Its not necessarily rational - or else if it were, we wouldn't have to deal
with this at all, and everyone could just work whenever they felt like it.
This is an ingrained, subconscious agreement that we all work as hard as we
can and nobody slacks off - alas, having schedule conflicts are an easy way to
say "I don't think you work as hard as you should" .. and the corollary: "I
don't think I should have to work as hard as you think I should" ..

------
achompas
This article made the rounds among co-workers a few months back. Finally took
some time to read it and I thought it was excellent.

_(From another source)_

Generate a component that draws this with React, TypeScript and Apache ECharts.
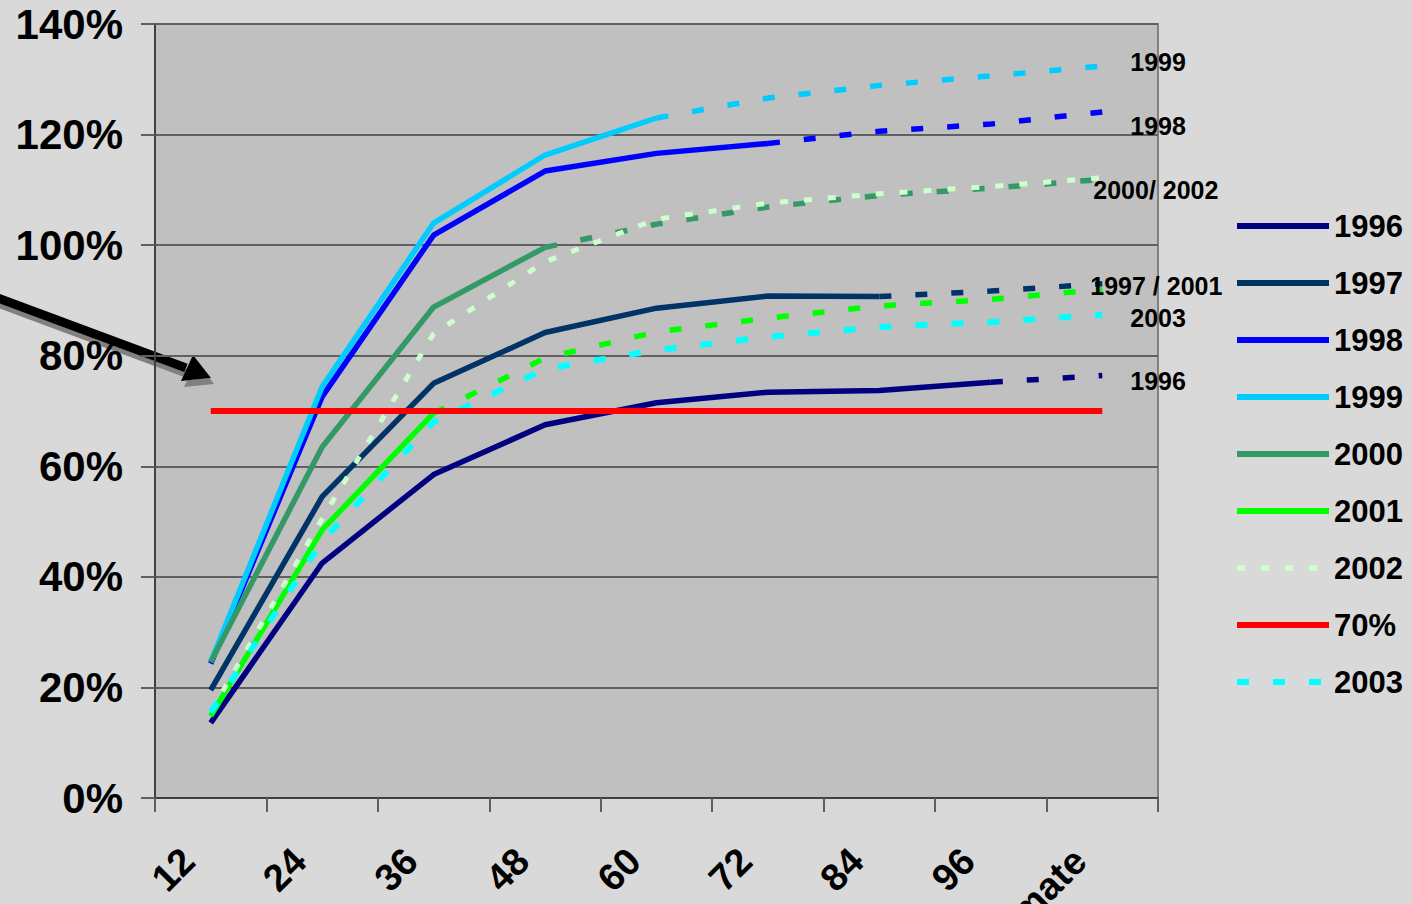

Briefly: the article suggests the existence of two different thought patterns,
mapping and packing. Packing involves cataloging knowledge packets and
accessing them in a straightforward way, without considering why things are
true or how ideas fit together across disciplines. Mapping involves reflecting
on truths to build a map of relationships between them, and updating your
representation of that map as you learn new things.

I found mapping to be a super-powerful framework for thinking about things
effectively. Some of the article felt reductionist, but it's a fascinating
read.

------
osullivj
This was on Slashdot back in 99:
[http://news.slashdot.org/story/99/10/26/137207/beyond-the-
pr...](http://news.slashdot.org/story/99/10/26/137207/beyond-the-programmers-
stone)